Generating the Cardiac Rhythm Flashcards
Which nerve(s) are the source of sympathetic innervation to the heart?
Spinal nerves T1-T4.
Which nerve(s) are the source of parasympathetic innervation to the heart?
The vagus nerve.
What is the heart rate of a heart that receives no external innervation?
100bpm.
What is myogenic rhythmicity / autorhythmicity?
The ability of cardiac muscles to depolarise and contract rhythmically without external innervation.
What are the three types of action potentials in the heart?
1 - Those arising from SA and AV nodes.
2 - Those arising in atrial muscle.
3 - Those arising in purkinje fibres and ventricular muscle.
Which structure is known as the pacemaker of the heart?
The sinoatrial node.
Are the cells that constitute the sinoatrial node contractile or non-contractile?
Non-contractile.
What electrical event must occur between action potentials in the sinoatrial node?
The pacemaker potential.
Which ions are responsible for the pacemaker potential in the SA node and how are they involved?
- Inward movement of Na+ (NOT voltage gated channels) increases voltage.
- Inward movement of Ca2+ through T-type channels (low voltage gated) increases voltage.
- A decrease in conductance of K+ decreases outward movement so increases voltage.
Which ions are responsible for the action potential in the SA node and how are they involved?
For the initial increase in voltage:
1 - Inward movement of Ca2+ through L-type channels (high voltage gated) for initial upwards slope.
2 - A further decrease in K+ conductance decreases outward movement so contributes to initial upwards slope.
For the repolarisation:
3 - Outward movement of K+.
How does parasympathetic activity decrease heart rate?
What this effect on the heart rate known as?
- By opening K+ channels, thereby hyperpolarising the cell and increasing K+ conductance, reducing the slope of the pacemaker potential.
- Known as a negative chronotropic effect.
How does sympathetic activity increase heart rate?
What is this effect on the heart rate known as?
- By increasing Na+ and Ca+ conductance, thereby increasing the slope of the pacemaker potential.

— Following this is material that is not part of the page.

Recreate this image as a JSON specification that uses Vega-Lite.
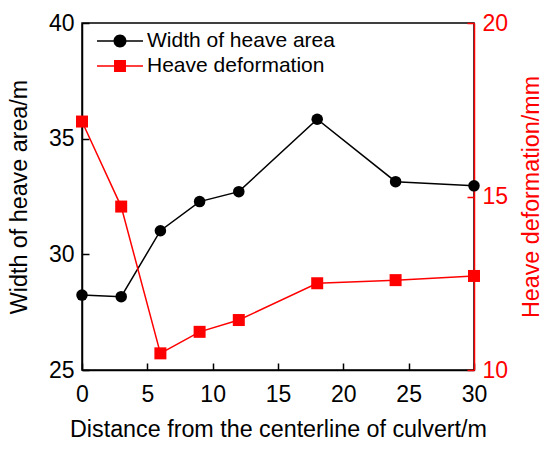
{
  "$schema": "https://vega.github.io/schema/vega-lite/v6.json",
  "description": "Width of heave area and heave deformation vs distance from culvert centerline",
  "autosize": "none",
  "width": 392,
  "height": 347,
  "padding": {"left": 82, "top": 23, "right": 76, "bottom": 85},
  "config": {
    "font": "Liberation Sans",
    "view": {"stroke": "black", "strokeWidth": 1.5},
    "axis": {
      "grid": false,
      "labelFontSize": 23,
      "titleFontSize": 23.3,
      "titleFontWeight": "normal",
      "domainWidth": 1.5,
      "tickWidth": 1.5,
      "tickSize": -7,
      "labelPadding": 15,
      "labelFlush": false,
      "domainColor": "black",
      "tickColor": "black",
      "labelColor": "black",
      "titleColor": "black"
    }
  },
  "data": {
    "values": [
      {"distance": 0, "series": "Width of heave area", "value": 28.24},
      {"distance": 3, "series": "Width of heave area", "value": 28.17},
      {"distance": 6, "series": "Width of heave area", "value": 31.02},
      {"distance": 9, "series": "Width of heave area", "value": 32.28},
      {"distance": 12, "series": "Width of heave area", "value": 32.71},
      {"distance": 18, "series": "Width of heave area", "value": 35.84},
      {"distance": 24, "series": "Width of heave area", "value": 33.14},
      {"distance": 30, "series": "Width of heave area", "value": 32.96},
      {"distance": 0, "series": "Heave deformation", "value": 17.16},
      {"distance": 3, "series": "Heave deformation", "value": 14.71},
      {"distance": 6, "series": "Heave deformation", "value": 10.48},
      {"distance": 9, "series": "Heave deformation", "value": 11.10},
      {"distance": 12, "series": "Heave deformation", "value": 11.44},
      {"distance": 18, "series": "Heave deformation", "value": 12.50},
      {"distance": 24, "series": "Heave deformation", "value": 12.59},
      {"distance": 30, "series": "Heave deformation", "value": 12.71}
    ]
  },
  "encoding": {
    "x": {
      "field": "distance",
      "type": "quantitative",
      "scale": {"domain": [0, 30], "nice": false},
      "axis": {
        "title": "Distance from the centerline of culvert/m",
        "values": [0, 5, 10, 15, 20, 25, 30],
        "labelPadding": 20,
        "titlePadding": 12
      }
    },
    "color": {
      "field": "series",
      "type": "nominal",
      "scale": {
        "domain": ["Width of heave area", "Heave deformation"],
        "range": ["black", "#ff0000"]
      },
      "legend": {
        "title": null,
        "orient": "top-left",
        "offset": 5,
        "padding": 0,
        "symbolOffset": 20,
        "symbolSize": 676,
        "symbolStrokeWidth": 0,
        "labelOffset": 14,
        "labelFontSize": 21,
        "labelLimit": 0,
        "labelColor": "black",
        "rowPadding": 2,
        "encode": {
          "symbols": {
            "update": {
              "shape": {"signal": "datum.value === 'Width of heave area' ? 'M-1.77,-0.055H-0.4V0.055H-1.77Z M0.4,-0.055H1.77V0.055H0.4Z M0.5,0A0.5,0.5,0,1,1,-0.5,0A0.5,0.5,0,1,1,0.5,0Z' : 'M-1.77,-0.055H-0.4V0.055H-1.77Z M0.4,-0.055H1.77V0.055H0.4Z M-0.46,-0.46H0.46V0.46H-0.46Z'"},
              "fill": {"signal": "datum.value === 'Width of heave area' ? 'black' : '#ff0000'"},
              "opacity": {"value": 1},
              "fillOpacity": {"value": 1}
            }
          }
        }
      }
    }
  },
  "layer": [
    {
      "transform": [{"filter": "datum.series === 'Width of heave area'"}],
      "mark": {
        "type": "line",
        "strokeWidth": 1.5,
        "point": {"filled": true, "shape": "circle", "size": 133, "opacity": 1}
      },
      "encoding": {
        "y": {
          "field": "value",
          "type": "quantitative",
          "scale": {"domain": [25, 40], "nice": false, "zero": false},
          "axis": {
            "orient": "left",
            "title": "Width of heave area/m",
            "values": [25, 30, 35, 40],
            "titlePadding": 17
          }
        }
      }
    },
    {
      "transform": [{"filter": "datum.series === 'Heave deformation'"}],
      "mark": {
        "type": "line",
        "strokeWidth": 1.5,
        "point": {"filled": true, "shape": "square", "size": 144, "opacity": 1}
      },
      "encoding": {
        "y": {
          "field": "value",
          "type": "quantitative",
          "scale": {"domain": [10, 20], "nice": false, "zero": false},
          "axis": {
            "orient": "right",
            "title": "Heave deformation/mm",
            "titleAngle": 270,
            "values": [10, 15, 20],
            "titlePadding": 36,
            "domainColor": "#ff0000",
            "tickColor": "#ff0000",
            "labelColor": "#ff0000",
            "titleColor": "#ff0000"
          }
        }
      }
    }
  ],
  "resolve": {"scale": {"y": "independent"}}
}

- Known as a positive chronotropic effect.
Why are heart muscle cells collectively known as a functional syncytium?
Because the contraction of cardiac muscle is coordinated along its entire length, as the current flows to adjoining cells through gap junctions at intercalated discs.
What is the rate of conduction through the atria?
0.5m/s.
Describe the profile of electrical activity of atrial tissue.
- Stable resting membrane potential of -80mV.
- Very steep depolarisation; almost vertical to +10mV.
- Initially steep repolarisation, then plateau.
- Repolarisation steepens until -80mV resting potential (no hyperpolarisation).